Health fears around wind farms emerged in Australia roughly around the same time as a combined earthquake and tsunami struck Japan. On the 11th of March 2011, this disaster disabled the Fukushima Daiichi nuclear power plant, located on Japan’s east cost. Several thousand residents were evacuated. Hydrogen explosions occurred in the reactors, blowing off the roof and resulting in the spread of radioactive fission products into the atmosphere.

Why couldn’t the power plant withstand the tsunami? The official Japanese government inquiry found that it was “collusion between the government, the regulators and TEPCO, and the lack of governance by said parties. They effectively betrayed the nation’s right to be safe from nuclear accidents”.
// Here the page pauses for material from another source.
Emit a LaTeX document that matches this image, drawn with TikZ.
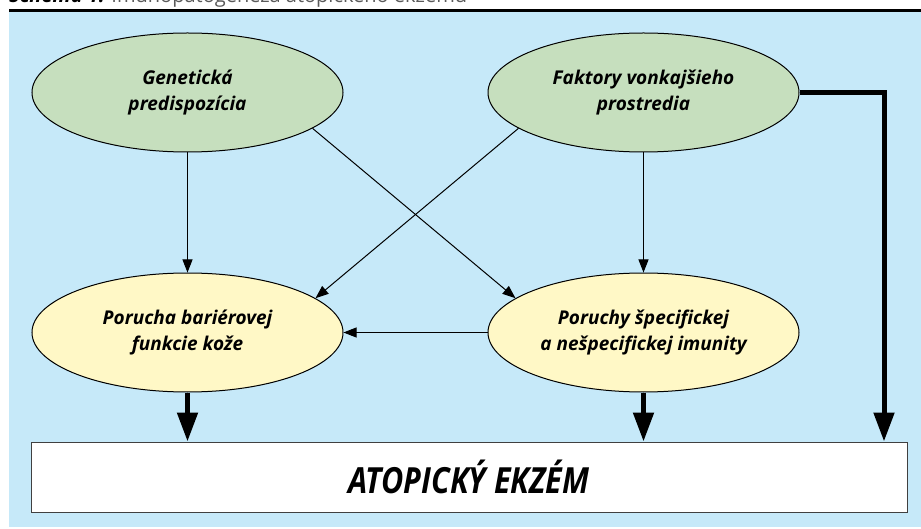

The impact of the accident was unmissable. Japan’s fleet of nuclear power stations were shuttered almost immediately. The most noticeable flow-on impact was Germany bringing forward its planned nuclear phase out from 2036 to 2011. However, these shutdowns levelled off only a few years later, and the reduced output from these decisions has been entirely cancelled out by rising nuclear output in China, as shown in Ember’s 2020 electricity review:

A more recent report from Ember focused on Europe highlights the magnitude of change in Europe, and in particular, in France, often heralded as the flagship country for nuclear power deployment, and utterly unavoidable in debates or discussions about nuclear.

What that report shows is that in 2020, nuclear power suffered its most significant fall in output probably on record – notably, even greater in scale than the drop after Fukushima. Belgium and Sweden too have seen significant drops in nuclear power.

In an alternative universe where the political and cultural factors never led to the Fukushima nuclear accident, it’s tough to imagine a global electricity system all that different from today’s. Wind and solar would likely still be on a steep downwards cost curve, fossil fuels would still be raking in subsidies (sometimes with the support of the nuclear industry), and though nuclear’s output would still be higher, it would still certainly face the deeper, longer-term economic issues that have defined its growth and decline over the past several decades.

“The history of nuclear power is something of a rollercoaster from inflated claims and optimism to disillusionment,” said Dr Simon Taylor, of Cambridge Judge Business School, to mark the ten year anniversary of the accident. The only advanced economies looking to build nuclear power are the UK, and Finland. “But the main reason is not a shift in public opinion following Fukushima, with attitudes remaining surprisingly favourable in the UK. The problem with new nuclear remains economic: it costs too much to build,” said Taylor, author of the book The Fall and Rise of Nuclear Power in the UK: a history.

In Australia, nuclear power remains illegal, under the Environmental Protection and Biodiversity Act. It has sat around the middle of popularity surveys for some time, but has seen an extremely gradual softening in public perception over the years. Politically, it’s only ever mentioned as a tactic for conservative politicians to provoke their foes, and is championed mostly by those who also aggressively oppose climate policies, including those that would be needed to make nuclear economical in Australia, such as carbon pricing.

The Fukushima accident has been at times framed as a turn-around point – a disaster exploited by cynical Greens. It was exploited at times, but at most it accelerated pre-existing trends.

In some places in the world, it seems important to sweat nuclear plants for as long as possible. In the US, for instance, the boom of cheap fossil fuels and an absence of strong renewable policies mean gaps will be filled by higher-polluting plants. In Europe, the drumbeat of closures is essentially inevitable, and that means deploying replacement clean energy portfolios as quickly as possible to ensure fossil fuels don’t take hold.

The Fukushima disaster simply catalysed a collection of deep, systemic factors that were already in place, and remain in place today. Nuclear will certainly play some role in the world’s future electricity grids, most likely in countries like China and India. But elsewhere, it is wind and solar that have become the most favoured to serve as the workhorses of grids. They too are not immune to public backlash, to poor economics or to industry headwinds, and there must be far more effort put in to ensuring they don’t suffer a similar fate.